As a Californian, Mark Henderson felt like one of the few students eager to leave the sunny west coast and venture east for college. He completed his undergraduate studies at Williams College in Massachusetts, double-majoring in history and Asian studies with a concentration in environmental studies. His environmental courses, combined with a childhood spent hiking in the Sierra Nevada mountains, fueled his passion. His interest in policy began with a college project developing a management plan for a local conservation area in Williamstown, MA. Influenced by a faculty advisor, he also immersed himself in Chinese history, culminating in a senior thesis on environmental policy in China. He went on to earn a master’s degree in Regional Studies–East Asia at Harvard and a PhD in an interdisciplinary environmental program at UC Berkeley.

Henderson’s research spans Geographic Information Systems (GIS), spatial analysis, and environmental policy, beginning with positions at MassGIS in Boston and the U.S. EPA in North Carolina. His notable academic works include a pivotal paper with G. William Skinner on China’s spatial structure using GIS (geographic information systems) to gather, manage, and analyze geographical data. This methodology in understanding the Earth and its patterns allows academics to better contextualize the geography in which they are operating, and propose more effective planning and design for its people and the environment. He utilized this technology to examine the environmental, social, and political effects of the one-child policy. This research was published in the journal Social Science History in 2000. Henderson has also maintained a prolific collaboration with colleague Binhui Liu and others in China, resulting in over 30 publications that blend spatial analysis with environmental data.

At Northeastern, Henderson’s research on China continues alongside new initiatives within the Community to Community (C2C) Impact Engine, led by Professor Alicia Sasser Modestino. As the Oakland Research Director, he connects students with community-based research projects and collaborates with faculty on various projects, including an equity analysis for California public schools and advising on local tobacco laws. In fact, he is advising students in summer 2024 in the analysis of a survey that the Oakland Mayor’s Office conducted about current policy challenges, working to bridge the gap between academic research and community needs. Henderson’s role also includes enhancing current projects with GIS and spatial analysis. He often acts as a convener or advisor on research methods, consistently ensuring a focus on equity and representation. He has also enjoyed getting to know Gavin Shatkin and Philip Thai over their shared interests in Asian Studies, and working with Linda Kowalcky, Jun Ma, and Maria Ivanova to launch the MPA program in Oakland. He is also working with Claire Lane and new faculty member Fang Fang on the Policy School’s GIS offerings. 

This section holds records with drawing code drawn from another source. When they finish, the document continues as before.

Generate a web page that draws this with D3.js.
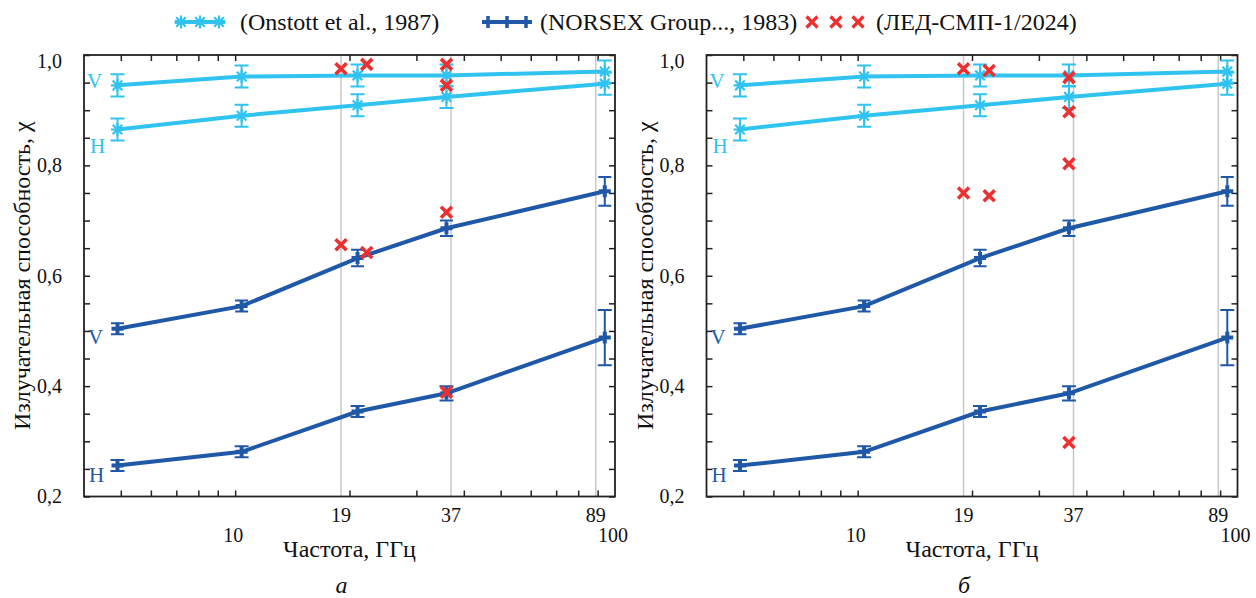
<!DOCTYPE html>
<html>
<head>
<meta charset="utf-8">
<script src="https://cdn.jsdelivr.net/npm/d3@7"></script>
<style>
  body { margin: 0; background: #fff; }
  svg { font-family: "Liberation Serif", "Times New Roman", serif; }
</style>
</head>
<body>
<div id="chart"></div>
<script>
// frequencies, GHz
const refFreq = [4.9, 10.4, 21, 36, 94];

// Onstott et al., 1987
const onstottV = [0.945, 0.961, 0.963, 0.963, 0.970];
const onstottH = [0.865, 0.890, 0.909, 0.924, 0.948];
const onstottErr = [0.02, 0.02, 0.02, 0.02, 0.02];

// NORSEX Group..., 1983
const norsexV = [0.504, 0.545, 0.632, 0.686, 0.753];
const norsexVErr = [0.01, 0.01, 0.015, 0.014, 0.026];
const norsexH = [0.256, 0.281, 0.354, 0.387, 0.488];
const norsexHErr = [0.01, 0.01, 0.01, 0.013, 0.05];

// ЛЕД-СМП-1/2024
const iceFreq = [19, 19, 22.2, 22.2, 36, 36, 36, 36];
const iceA = [0.975, 0.656, 0.983, 0.642, 0.983, 0.945, 0.715, 0.389];
const iceB = [0.975, 0.750, 0.972, 0.745, 0.959, 0.897, 0.803, 0.298];

const guideFreq = [19, 37, 89];
const xLabelsHigh = [19, 37, 89];
const xLabelsLow = [10, 100];
const xMinor = [5, 6, 7, 8, 9, 10, 20, 30, 40, 50, 60, 70, 80, 90];
const yTicks = d3.range(4, 21).map(i => i / 20);
const yLabels = [0.2, 0.4, 0.6, 0.8, 1.0];

const legendItems = [
    { label: '(Onstott et al., 1987)', kind: 'onstott' },
    { label: '(NORSEX Group..., 1983)', kind: 'norsex' },
    { label: '(ЛЕД-СМП-1/2024)', kind: 'ice' }
];

const lightBlue = '#30c3f0';
const darkBlue = '#2058a8';
const red = '#ec3030';
const serif = '"Liberation Serif", "Times New Roman", serif';

const width = 1256;
const height = 598;
const plotTop = 55;
const plotBottom = 496.5;
const plotW = 531;
const plotH = plotBottom - plotTop;

const sym = {
    onstott: 'M-6.5,0H6.5M0,-6.5V6.5M-4.8,-4.8L4.8,4.8M-4.8,4.8L4.8,-4.8',
    norsex: 'M-6,0H6M0,-6V6',
    ice: 'M-5.5,-5.5L5.5,5.5M-5.5,5.5L5.5,-5.5'
};

const fmt = v => d3.format('.1f')(v).replace('.', ',');

const svg = d3.select('#chart')
    .append('svg')
    .attr('width', width)
    .attr('height', height)
    .attr('font-family', serif);

const x = d3.scaleLog().domain([4, 100]).range([0, plotW]);
const y = d3.scaleLinear().domain([0.2, 1.0]).range([plotH, 0]);

function drawSeries(g, vals, errs, color, kind, cap) {
    const pts = refFreq.map((f, i) => ({ f: f, v: vals[i], e: errs[i] }));
    const line = d3.line().x(d => x(d.f)).y(d => y(d.v));
    g.append('path')
        .attr('d', line(pts))
        .attr('fill', 'none')
        .attr('stroke', color)
        .attr('stroke-width', 4);
    const eb = g.append('g')
        .attr('stroke', color)
        .attr('stroke-width', 2)
        .attr('fill', 'none');
    pts.forEach(d => {
        const px = x(d.f), y1 = y(d.v - d.e), y2 = y(d.v + d.e);
        eb.append('path')
            .attr('d', 'M' + px + ',' + y1 + 'V' + y2 +
                'M' + (px - cap) + ',' + y1 + 'H' + (px + cap) +
                'M' + (px - cap) + ',' + y2 + 'H' + (px + cap));
    });
    g.append('g')
        .selectAll('path')
        .data(pts)
        .enter()
        .append('path')
        .attr('transform', d => 'translate(' + x(d.f) + ',' + y(d.v) + ')')
        .attr('d', sym[kind])
        .attr('fill', 'none')
        .attr('stroke', color)
        .attr('stroke-width', kind === 'norsex' ? 4 : 2.2);
}

function drawPanel(left, ice, letter) {
    const g = svg.append('g')
        .attr('transform', 'translate(' + left + ',' + plotTop + ')');

    // guide lines
    g.append('g')
        .selectAll('line')
        .data(guideFreq)
        .enter()
        .append('line')
        .attr('x1', d => x(d)).attr('x2', d => x(d))
        .attr('y1', 0).attr('y2', plotH)
        .attr('stroke', '#c8c8c8')
        .attr('stroke-width', 1.5);

    // axes
    const axisColor = '#222';
    const yl = g.append('g')
        .call(d3.axisLeft(y).tickValues(yTicks).tickSize(-6).tickPadding(22)
            .tickFormat(d => yLabels.some(v => Math.abs(v - d) < 1e-9) ? fmt(d) : ''));
    yl.attr('font-family', serif).attr('font-size', 20);
    yl.selectAll('text')
        .attr('fill', '#111')
        .filter(d => Math.abs(d - 1) < 1e-9)
        .attr('dy', '0.64em');
    g.append('g')
        .attr('transform', 'translate(' + plotW + ',0)')
        .call(d3.axisRight(y).tickValues(yTicks).tickSize(-6).tickFormat(''));
    g.append('g')
        .attr('transform', 'translate(0,' + plotH + ')')
        .call(d3.axisBottom(x).tickValues(xMinor).tickSize(-6).tickFormat(''));
    g.append('g')
        .call(d3.axisTop(x).tickValues(xMinor).tickSize(-6).tickFormat(''));
    g.selectAll('.domain').remove();
    g.selectAll('.tick line').attr('stroke', axisColor).attr('stroke-width', 1.5);

    g.append('rect')
        .attr('width', plotW)
        .attr('height', plotH)
        .attr('fill', 'none')
        .attr('stroke', axisColor)
        .attr('stroke-width', 1.8);

    // x labels
    g.append('g')
        .selectAll('text')
        .data(xLabelsHigh)
        .enter()
        .append('text')
        .attr('x', d => x(d))
        .attr('y', plotH + 25)
        .attr('text-anchor', 'middle')
        .attr('font-size', 20)
        .attr('fill', '#111')
        .text(d => d);
    g.append('g')
        .selectAll('text')
        .data(xLabelsLow)
        .enter()
        .append('text')
        .attr('x', d => x(d) - 2)
        .attr('y', plotH + 45)
        .attr('text-anchor', 'middle')
        .attr('font-size', 20)
        .attr('fill', '#111')
        .text(d => d);

    g.append('text')
        .attr('x', plotW / 2)
        .attr('y', plotH + 60)
        .attr('text-anchor', 'middle')
        .attr('font-size', 24)
        .attr('fill', '#111')
        .text('Частота, ГГц');

    g.append('text')
        .attr('transform', 'translate(-54,' + plotH / 2 + ') rotate(-90)')
        .attr('text-anchor', 'middle')
        .attr('font-size', 24)
        .attr('fill', '#111')
        .text('Излучательная способность, χ');

    g.append('text')
        .attr('x', plotW / 2 - 8)
        .attr('y', plotH + 96)
        .attr('text-anchor', 'middle')
        .attr('font-size', 24)
        .attr('font-style', 'italic')
        .attr('fill', '#111')
        .text(letter);

    // series
    drawSeries(g, onstottV, onstottErr, lightBlue, 'onstott', 7);
    drawSeries(g, onstottH, onstottErr, lightBlue, 'onstott', 7);
    drawSeries(g, norsexV, norsexVErr, darkBlue, 'norsex', 6.5);
    drawSeries(g, norsexH, norsexHErr, darkBlue, 'norsex', 7);

    // V / H labels
    const pol = [
        { t: 'V', v: onstottV[0], c: lightBlue, dx: 3, dy: 3 },
        { t: 'H', v: onstottH[0], c: lightBlue, dx: 6, dy: 23 },
        { t: 'V', v: norsexV[0], c: darkBlue, dx: 4, dy: 15 },
        { t: 'H', v: norsexH[0], c: darkBlue, dx: 5, dy: 16 }
    ];
    g.append('g')
        .selectAll('text')
        .data(pol)
        .enter()
        .append('text')
        .attr('x', d => d.dx)
        .attr('y', d => y(d.v) + d.dy)
        .attr('font-size', 21)
        .attr('fill', d => d.c)
        .text(d => d.t);

    // measurements
    g.append('g')
        .selectAll('path')
        .data(iceFreq.map((f, i) => ({ f: f, v: ice[i] })))
        .enter()
        .append('path')
        .attr('transform', d => 'translate(' + x(d.f) + ',' + y(d.v) + ')')
        .attr('d', sym.ice)
        .attr('fill', 'none')
        .attr('stroke', red)
        .attr('stroke-width', 3.6);
}

drawPanel(84, iceA, 'а');
drawPanel(706.5, iceB, 'б');

// legend
const legendPos = [175, 482, 806];
const legendText = [240, 540, 876];
const legend = svg.append('g').attr('transform', 'translate(0,22)');
legendItems.forEach((item, i) => {
    const lg = legend.append('g').attr('transform', 'translate(' + legendPos[i] + ',0)');
    const color = item.kind === 'onstott' ? lightBlue : item.kind === 'norsex' ? darkBlue : red;
    if (item.kind !== 'ice') {
        lg.append('line')
            .attr('x1', 0).attr('x2', 50)
            .attr('stroke', color)
            .attr('stroke-width', 4);
    }
    (item.kind === 'ice' ? [6, 30, 52] : [6, 25, 44]).forEach(mx => {
        lg.append('path')
            .attr('transform', 'translate(' + mx + ',0)')
            .attr('d', sym[item.kind])
            .attr('fill', 'none')
            .attr('stroke', color)
            .attr('stroke-width', item.kind === 'onstott' ? 2.2 : item.kind === 'norsex' ? 3.5 : 3.2);
    });
    legend.append('text')
        .attr('x', legendText[i])
        .attr('y', 8)
        .attr('font-size', 24)
        .attr('fill', '#111')
        .text(item.label);
});
</script>
</body>
</html>
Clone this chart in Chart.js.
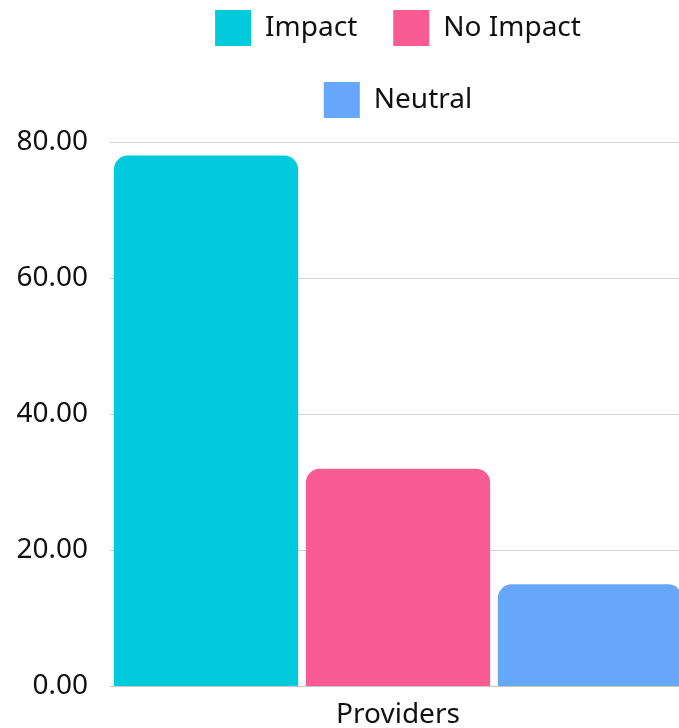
<!DOCTYPE html>
<html>
<head>
<meta charset="utf-8">
<title>Providers</title>
<script src="https://cdn.jsdelivr.net/npm/chart.js@4/dist/chart.umd.min.js"></script>
<style>
  html, body { margin: 0; padding: 0; background: #fff; overflow: hidden; }
  /* a little wider than the window: the last bar runs off the right edge in the reference */
  #wrap { position: relative; width: 686px; height: 728px; }
</style>
</head>
<body>
<div id="wrap"><canvas id="providersChart"></canvas></div>
<script>
// chart data
const categories = ["Providers"];
const seriesNames = ["Impact", "No Impact", "Neutral"];
const seriesValues = [[78], [32], [15]];
const seriesColors = ["#00CADC", "#F95C93", "#66A7FA"];
const yTicks = [0, 20, 40, 60, 80];

const FONT = "'Noto Sans', 'Open Sans', sans-serif";

function buildDatasets(){
  return seriesNames.map((name, i) => ({
    label: name,
    data: seriesValues[i],
    backgroundColor: seriesColors[i],
    borderWidth: 0,
    borderRadius: 14,
    borderSkipped: 'start'
  }));
}

function buildChart(){
  const ctx = document.getElementById("providersChart").getContext("2d");
  window._providersChart = new Chart(ctx, {
    type: 'bar',
    data: { labels: categories, datasets: buildDatasets() },
    options: {
      responsive: true,
      maintainAspectRatio: false,
      animation: false,
      layout: { padding: { top: -26, left: 10, right: 0, bottom: -16 } },
      datasets: { bar: { categoryPercentage: 1, barPercentage: 0.96 } },
      scales: {
        x: {
          grid: { display: false, drawTicks: false },
          border: { display: true, color: '#c8c8c8' },
          ticks: { color: '#111', padding: 12, font: { family: FONT, size: 28 } }
        },
        y: {
          min: yTicks[0],
          max: yTicks[yTicks.length - 1],
          afterBuildTicks: (axis) => { axis.ticks = yTicks.map(v => ({ value: v })); },
          afterFit: (axis) => { axis.width = 100; },
          grid: { color: '#d4d4d4', lineWidth: 1, drawTicks: false },
          border: { display: false },
          ticks: {
            color: '#111',
            padding: 22,
            font: { family: FONT, size: 28 },
            callback: (v) => Number(v).toFixed(2)
          }
        }
      },
      plugins: {
        legend: {
          position: 'top',
          fullSize: false,
          labels: {
            color: '#111',
            boxWidth: 36,
            boxHeight: 36,
            padding: 36,
            font: { family: FONT, size: 28 }
          }
        },
        subtitle: {
          display: true,
          text: '',
          weight: 500,
          font: { size: 2, lineHeight: 1 },
          padding: { top: 0, bottom: 12 }
        },
        tooltip: { enabled: false }
      }
    }
  });
}

window.addEventListener("load", buildChart);
</script>
</body>
</html>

In addition to his academic pursuits, Henderson is actively involved in faculty governance. He previously served as chair of the Faculty Executive Committee at Mills College and became a member of the Faculty Senate Agenda Committee after Mills merged into Northeastern. Outside of work, he enjoys ringing in community handbell ensembles, a hobby he has pursued since childhood and has continued with groups like the Raleigh Ringers and Velocity in California.

“An important part of what I do in academics is making sure that faculty voices are represented and that good ideas have the chance to be surfaced, heard, and hopefully shape the direction of the institution.”

He enjoys teaching policy analysis and research methods classes as he gets to see students apply these tools to a wide range of policy issues they are passionate about. This enthusiasm drives him to teach Advanced GIS and a co-designed course on Global Climate Change. Collaborating with geologist Kristina Faul, who introduces her paleoceanographic research, he helps students consider the present-day policy implications of climate change.

Henderson is excited to bring Northeastern’s Master of Public Administration to the Oakland campus. He describes the Bay Area as a hotbed of progressive policy innovation across a wide range of issues, ranging from environmental to social, noting that there are many opportunities for MPA students to contribute to building stronger and more resilient communities. He and his Oakland colleagues have forged partnerships with more than 100 local nonprofits and government agencies, and Northeastern’s C2C Impact Engine is helping them share experiences and ideas across the global network. Whether students see themselves running for office (several of his former students are on the ballot in 2024, from city council to Congress), analyzing data and budgets, advocating for equity, or implementing change, he hopes they will grow as leaders within the Northeastern University Oakland’s supportive community.